2/22(水) 11:00
カルチョメルカートの表と裏B
◇ラツィオがさらに譲歩してもCSKAは新たな要求を出しただろう
CSKAの広報部長、セルゲイ・アクシオノフは1月30日に次のようなコメントを発表していた。
「ターレ氏のモスクワ訪問で本田の移籍に関する状況が変わったわけではない。両クラブはまだ合意に達していない。本田を獲得するには1600万ユーロ(約16億円)が必要で、ラツィオがその金額を提示することはほぼ不可能だろう」
アクシオノフは特に悲観的ということではなく、非常に現実的な見方を述べていた。左ひざ半月板の手術からリハビリ中の選手とはいえ、日本代表のスター選手を“安売り”することへの反対意見がクラブ幹部の間で多いことを、彼は知っていたのだろう。
移籍が成立しなかった今、我々はこう考える。
「ラツィオの提示額は低すぎたのではないだろうか?」。
だが、数カ月も戦線離脱している選手に対して、分割払いとはいえ1300万ユーロ(約13億円)を提示したのだから、条件としては非常に良かったはずだ。
現在のメルカート事情を考えれば、CSKAの要求はあまりにも法外だった。結局のところ、CSKAには本田で“商売”をする必要がなかったということだろう。

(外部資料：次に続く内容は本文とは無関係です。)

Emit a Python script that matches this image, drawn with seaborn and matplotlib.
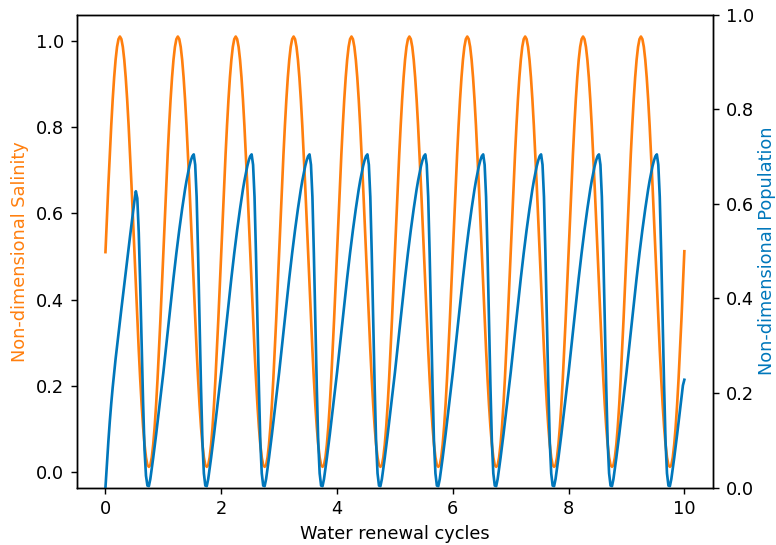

そのために、CSKA首脳陣内部での意見の不一致はいつまでたっても解消しなかったのだ。
31日の19時の移籍期限ぎりぎりまで交渉を続けて、両クラブが合意を見いだす可能性はなかったのか―。
それもなかった。
インターネット会談が決裂した時点で、ラツィオは最後の一日を別の選手の獲得に費やすことを決めたからだ。
ターレは、移籍金の分割払いが問題であるとの意見をこう否定している。
「我々のオファーは、金額も支払い方法も適切だった。もし我々がさらに譲歩しても、CSKA側はまた新たな要求を出してきただろう」
つまり、合意などあり得なかったというわけだ。31日の15時半(イタリア時間)に、CSKAは本田残留を発表したが、その時にはすでに、ラツィオ側は新たなターゲット獲得に懸命になっていた。
ビジャレアルのブラジル人ストライカー、ニウマールの獲得に動くも失敗。結局、移籍期限終了の直前にチェゼーナにレンタル移籍されていたイタリア人MF、アントニオ・カンドレーヴァを獲得した。条件は無償レンタルである(実質的に戦力外だったシモーネ・デル・ネーロとの交換トレード)。